┌─ Available data
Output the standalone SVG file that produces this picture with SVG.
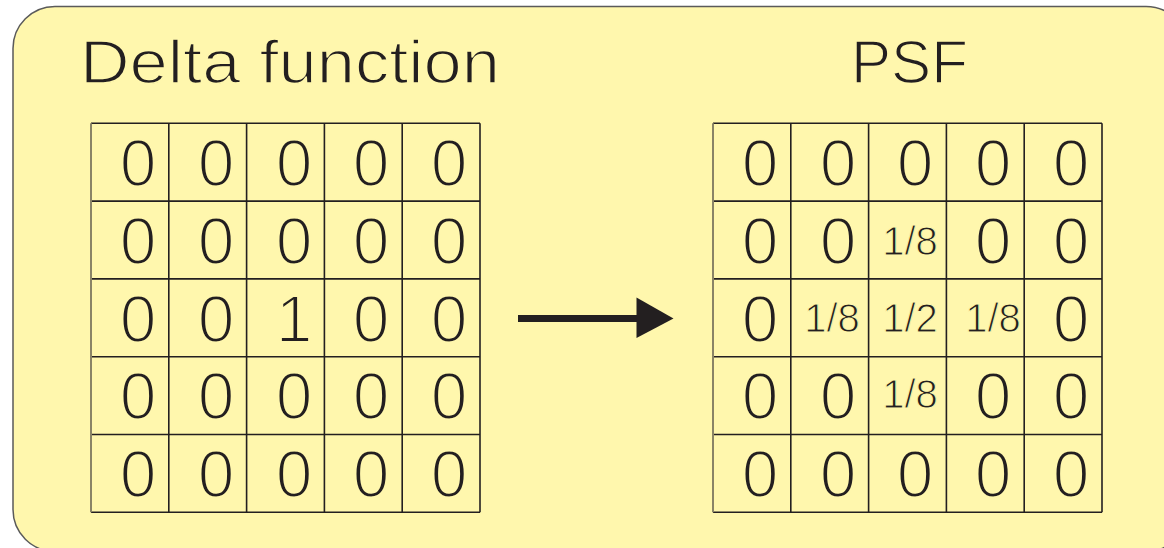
<svg xmlns="http://www.w3.org/2000/svg" width="1164" height="548" viewBox="0 0 1164 548">
  <style>
    .panel { fill: #fff7ad; stroke: #5a5a5a; stroke-width: 1.5; }
    .grid line { stroke: #231f20; stroke-width: 1.6; }
    /* a stroke in the panel colour drawn over the glyphs keeps them light */
    .title { font-family: "Liberation Sans", Arial, sans-serif; font-size: 62px; fill: #231f20; stroke: #fff7ad; stroke-width: 1.6; }
    .big { font-family: "Liberation Sans", Arial, sans-serif; font-size: 66px; fill: #231f20; text-anchor: middle; stroke: #fff7ad; stroke-width: 2.2; }
    .frac { font-family: "Liberation Sans", Arial, sans-serif; font-size: 40px; fill: #231f20; text-anchor: middle; stroke: #fff7ad; stroke-width: 1; }
  </style>
  <defs>
    <!-- 5x5 table lines, cell 77.8 -->
    <g id="table" class="grid">
      <line x1="0" y1="0" x2="389" y2="0"/>
      <line x1="0" y1="77.8" x2="389" y2="77.8"/>
      <line x1="0" y1="155.6" x2="389" y2="155.6"/>
      <line x1="0" y1="233.4" x2="389" y2="233.4"/>
      <line x1="0" y1="311.2" x2="389" y2="311.2"/>
      <line x1="0" y1="389" x2="389" y2="389"/>
      <line x1="0" y1="0" x2="0" y2="389" style="stroke:#8a8466;stroke-width:2"/>
      <line x1="77.8" y1="0" x2="77.8" y2="389"/>
      <line x1="155.6" y1="0" x2="155.6" y2="389"/>
      <line x1="233.4" y1="0" x2="233.4" y2="389"/>
      <line x1="311.2" y1="0" x2="311.2" y2="389"/>
      <line x1="389" y1="0" x2="389" y2="389"/>
    </g>
  </defs>

  <rect class="panel" x="13" y="6.5" width="1175" height="545" rx="42" ry="42"/>

  <g id="delta">
    <text class="title" x="80" y="83" textLength="420" lengthAdjust="spacingAndGlyphs">Delta function</text>
    <use href="#table" x="91" y="123.3"/>
    <g class="big">
      <text x="138" y="186">0</text><text x="216" y="186">0</text><text x="294" y="186">0</text><text x="371" y="186">0</text><text x="449" y="186">0</text>
      <text x="138" y="264">0</text><text x="216" y="264">0</text><text x="294" y="264">0</text><text x="371" y="264">0</text><text x="449" y="264">0</text>
      <text x="138" y="342">0</text><text x="216" y="342">0</text><text x="294" y="342">1</text><text x="371" y="342">0</text><text x="449" y="342">0</text>
      <text x="138" y="419">0</text><text x="216" y="419">0</text><text x="294" y="419">0</text><text x="371" y="419">0</text><text x="449" y="419">0</text>
      <text x="138" y="497">0</text><text x="216" y="497">0</text><text x="294" y="497">0</text><text x="371" y="497">0</text><text x="449" y="497">0</text>
    </g>
  </g>

  <g id="psf">
    <text class="title" x="851" y="83" textLength="117" lengthAdjust="spacingAndGlyphs">PSF</text>
    <use href="#table" x="713" y="123.3"/>
    <g class="big">
      <text x="760" y="186">0</text><text x="838" y="186">0</text><text x="915" y="186">0</text><text x="993" y="186">0</text><text x="1071" y="186">0</text>
      <text x="760" y="264">0</text><text x="838" y="264">0</text><text x="993" y="264">0</text><text x="1071" y="264">0</text>
      <text x="760" y="342">0</text><text x="1071" y="342">0</text>
      <text x="760" y="419">0</text><text x="838" y="419">0</text><text x="993" y="419">0</text><text x="1071" y="419">0</text>
      <text x="760" y="497">0</text><text x="838" y="497">0</text><text x="915" y="497">0</text><text x="993" y="497">0</text><text x="1071" y="497">0</text>
    </g>
    <g class="frac">
      <text x="910" y="255">1/8</text>
      <text x="832" y="332">1/8</text>
      <text x="910" y="332">1/2</text>
      <text x="993" y="332">1/8</text>
      <text x="910" y="408">1/8</text>
    </g>
  </g>

  <g id="connectors">
    <line x1="518" y1="318.5" x2="640" y2="318.5" stroke="#231f20" stroke-width="7"/>
    <polygon points="636.5,297.5 673.5,318.5 636.5,338" fill="#231f20"/>
  </g>
</svg>
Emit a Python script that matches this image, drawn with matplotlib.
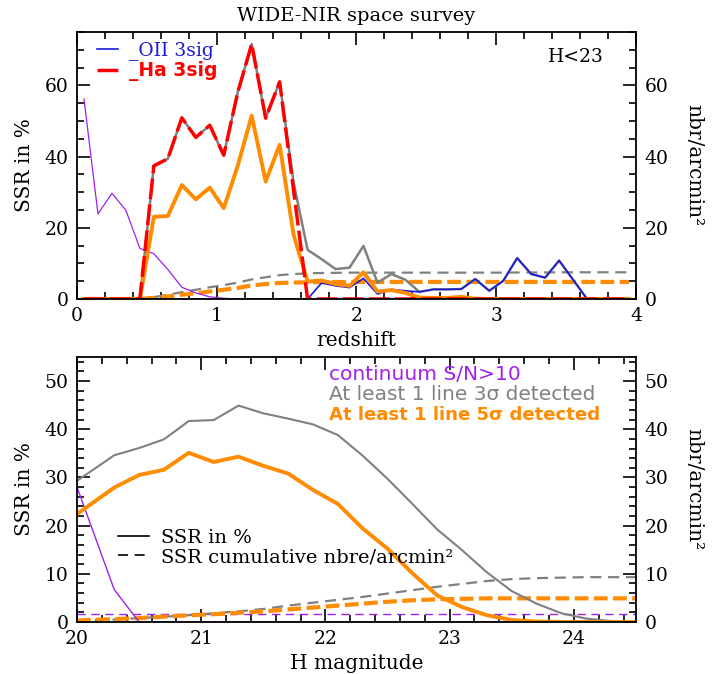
└─
### The request
Look through the entries above and report the number of lines that contain "with". Write only the number.

### Task response
2